Task:
Beginning with the first line, set down every line through the one containing "8800, 10000, 11300];", exactly as it appears, but not the pictures.

Information shown:
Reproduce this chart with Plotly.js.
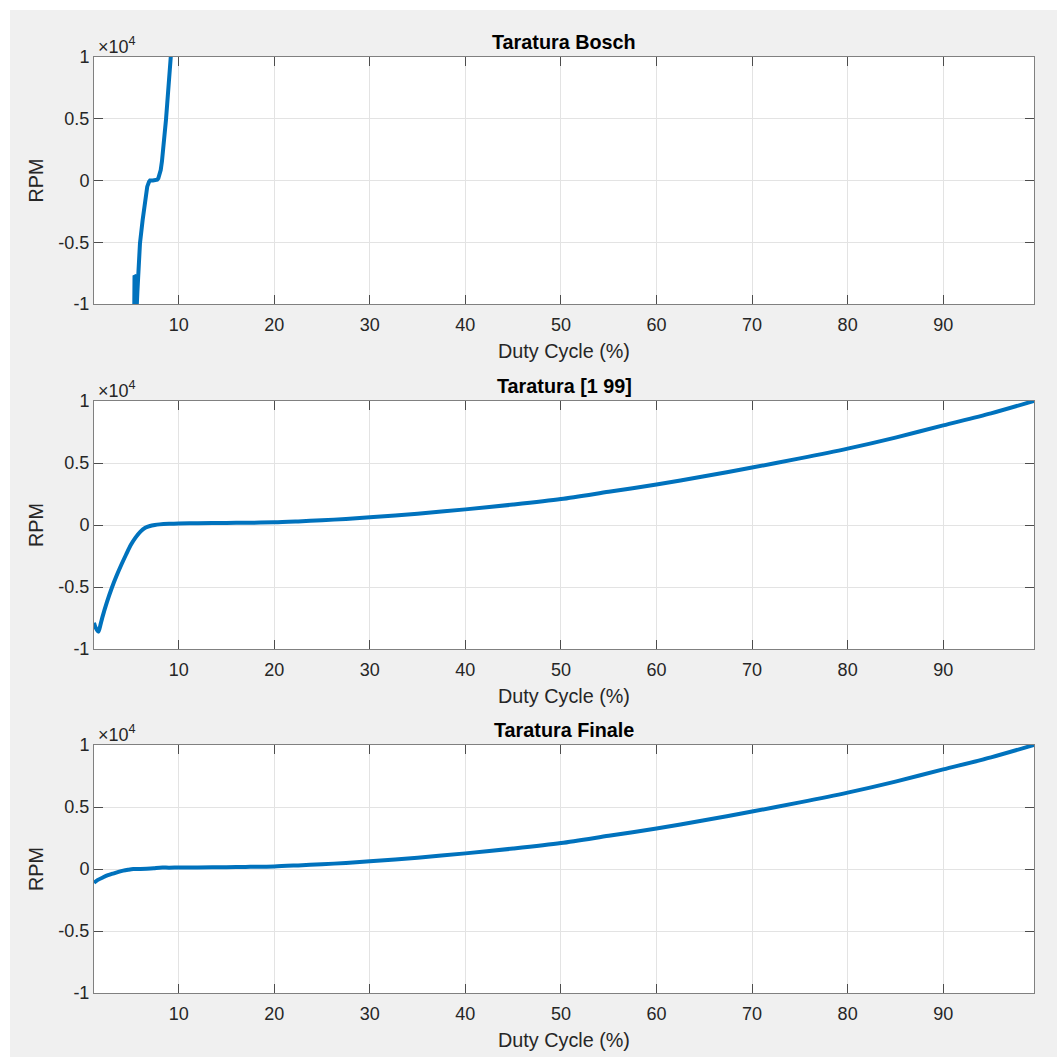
<!DOCTYPE html>
<html>
<head>
<meta charset="utf-8">
<script src="https://cdn.plot.ly/plotly-3.0.1.min.js"></script>
<style>
html,body{margin:0;padding:0;background:#ffffff;}
#chart{position:absolute;left:10px;top:10px;width:1047px;height:1047px;}
</style>
</head>
<body>
<div id="chart"></div>
<script>
// ---- Data ----
var titles = ["Taratura Bosch", "Taratura [1 99]", "Taratura Finale"];
var xTickVals = [10, 20, 30, 40, 50, 60, 70, 80, 90];
var yTickVals = [-10000, -5000, 0, 5000, 10000];
var yTickText = ["-1", "-0.5", "0", "0.5", "1"];

var boschX = [5.35, 5.38, 5.42, 5.46, 5.5, 5.54, 5.6, 5.68, 5.77, 5.95, 6.23, 6.47, 6.71, 6.9, 7.0, 7.3, 7.52, 7.75, 7.87, 8.0, 8.12, 8.25, 8.39, 8.53, 8.67, 8.8, 8.92, 9.04, 9.16, 9.3];
var boschY = [-10600, -7700, -10600, -7750, -10600, -7800, -10400, -9000, -7650, -5090, -3200, -1850, -500, -100, 0, 0, 0, 60, 180, 450, 850, 1550, 2470, 3600, 4900, 6200, 7600, 8800, 10000, 11300];

var fullX = [1.14, 1.3, 1.6, 1.8, 2.0, 2.5, 3.0, 3.5, 4.0, 4.5, 5.0, 5.5, 6.0, 6.5, 7.0, 7.5, 8.0, 9.0, 10, 12, 15, 17, 20, 22.5, 25, 27.5, 30, 35, 40, 45, 50, 55, 60, 65, 70, 75, 80, 85, 90, 95, 99.5];
var fullY = [-7880, -8250, -8600, -8100, -7490, -6200, -5080, -4100, -3210, -2380, -1600, -1000, -530, -230, -80, 0, 50, 100, 130, 150, 170, 180, 215, 290, 380, 490, 615, 910, 1260, 1650, 2090, 2680, 3270, 3930, 4630, 5370, 6160, 7050, 8030, 9000, 10000];

var finaleX = [1.14, 1.5, 2.1, 2.6, 3.2, 3.7, 4.2, 4.7, 5.25, 6.0, 6.65, 7.4, 8.0, 9.0, 10, 12, 15, 17, 20, 22.5, 25, 27.5, 30, 35, 40, 45, 50, 55, 60, 65, 70, 75, 80, 85, 90, 95, 99.5];
var finaleY = [-1100, -900, -670, -500, -350, -230, -130, -60, 0, 10, 25, 60, 110, 110, 115, 125, 150, 170, 210, 290, 380, 490, 615, 910, 1260, 1650, 2090, 2680, 3270, 3930, 4630, 5370, 6160, 7050, 8030, 9000, 10000];

// ---- Layout helpers ----
var W = 1047;
var xDom = [84 / W, 1024 / W];
var plotTops = [47, 391, 735];
var plotBottoms = [294, 639, 983];
var lineColor = "#0072BD";
var textColor = "#262626";
var fontFam = "Liberation Sans, Arial, Helvetica, sans-serif";

var series = [[boschX, boschY, "linear"], [fullX, fullY, "spline"], [finaleX, finaleY, "spline"]];
var traces = [];
var layout = {
  width: W, height: W,
  margin: {l: 0, r: 0, t: 0, b: 0},
  paper_bgcolor: "#f0f0f0",
  plot_bgcolor: "#ffffff",
  showlegend: false,
  font: {family: fontFam, size: 18, color: textColor},
  annotations: []
};

for (var i = 0; i < 3; i++) {
  var sfx = i === 0 ? "" : String(i + 1);
  traces.push({
    x: series[i][0], y: series[i][1],
    xaxis: "x" + sfx, yaxis: "y" + sfx,
    type: "scatter", mode: "lines",
    line: {color: lineColor, width: 4, shape: series[i][2], smoothing: 0.8},
    hoverinfo: "x+y"
  });
  var yDom = [1 - plotBottoms[i] / W, 1 - plotTops[i] / W];
  var common = {
    showline: true, linecolor: "#808080", linewidth: 1, mirror: "ticks",
    ticks: "inside", ticklen: 9, tickcolor: "#4d4d4d", tickwidth: 1,
    showgrid: true, gridcolor: "#e3e3e3", gridwidth: 1,
    zeroline: false, automargin: false,
    tickfont: {family: fontFam, size: 18, color: textColor}
  };
  layout["xaxis" + sfx] = Object.assign({}, common, {
    domain: xDom, range: [1.14, 99.5], anchor: "y" + sfx,
    tickmode: "array", tickvals: xTickVals,
    ticklabelstandoff: 4,
    title: {text: "Duty Cycle (%)", font: {family: fontFam, size: 19.8, color: textColor}, standoff: 10}
  });
  layout["yaxis" + sfx] = Object.assign({}, common, {
    domain: yDom, range: [-10000, 10000], anchor: "x" + sfx,
    tickmode: "array", tickvals: yTickVals, ticktext: yTickText,
    title: {text: "RPM", font: {family: fontFam, size: 19.8, color: textColor}, standoff: 9}
  });
  layout.annotations.push({
    xref: "paper", yref: "paper",
    x: (84 + 1024) / 2 / W, y: 1 - (plotTops[i] - 15) / W,
    xanchor: "center", yanchor: "middle",
    text: "<b>" + titles[i] + "</b>", showarrow: false,
    font: {family: fontFam, size: 19.8, color: "#000000"}
  });
  layout.annotations.push({
    xref: "paper", yref: "paper",
    x: 86 / W, y: 1 - (plotTops[i] - 12) / W,
    xanchor: "left", yanchor: "middle",
    text: "\u00d710<sup>4</sup>", showarrow: false,
    font: {family: fontFam, size: 18, color: textColor}
  });
}

Plotly.newPlot("chart", traces, layout, {displayModeBar: false, staticPlot: true});
</script>
</body>
</html>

The output:
Reproduce this chart with Plotly.js.
<!DOCTYPE html>
<html>
<head>
<meta charset="utf-8">
<script src="https://cdn.plot.ly/plotly-3.0.1.min.js"></script>
<style>
html,body{margin:0;padding:0;background:#ffffff;}
#chart{position:absolute;left:10px;top:10px;width:1047px;height:1047px;}
</style>
</head>
<body>
<div id="chart"></div>
<script>
// ---- Data ----
var titles = ["Taratura Bosch", "Taratura [1 99]", "Taratura Finale"];
var xTickVals = [10, 20, 30, 40, 50, 60, 70, 80, 90];
var yTickVals = [-10000, -5000, 0, 5000, 10000];
var yTickText = ["-1", "-0.5", "0", "0.5", "1"];

var boschX = [5.35, 5.38, 5.42, 5.46, 5.5, 5.54, 5.6, 5.68, 5.77, 5.95, 6.23, 6.47, 6.71, 6.9, 7.0, 7.3, 7.52, 7.75, 7.87, 8.0, 8.12, 8.25, 8.39, 8.53, 8.67, 8.8, 8.92, 9.04, 9.16, 9.3];
var boschY = [-10600, -7700, -10600, -7750, -10600, -7800, -10400, -9000, -7650, -5090, -3200, -1850, -500, -100, 0, 0, 0, 60, 180, 450, 850, 1550, 2470, 3600, 4900, 6200, 7600, 8800, 10000, 11300];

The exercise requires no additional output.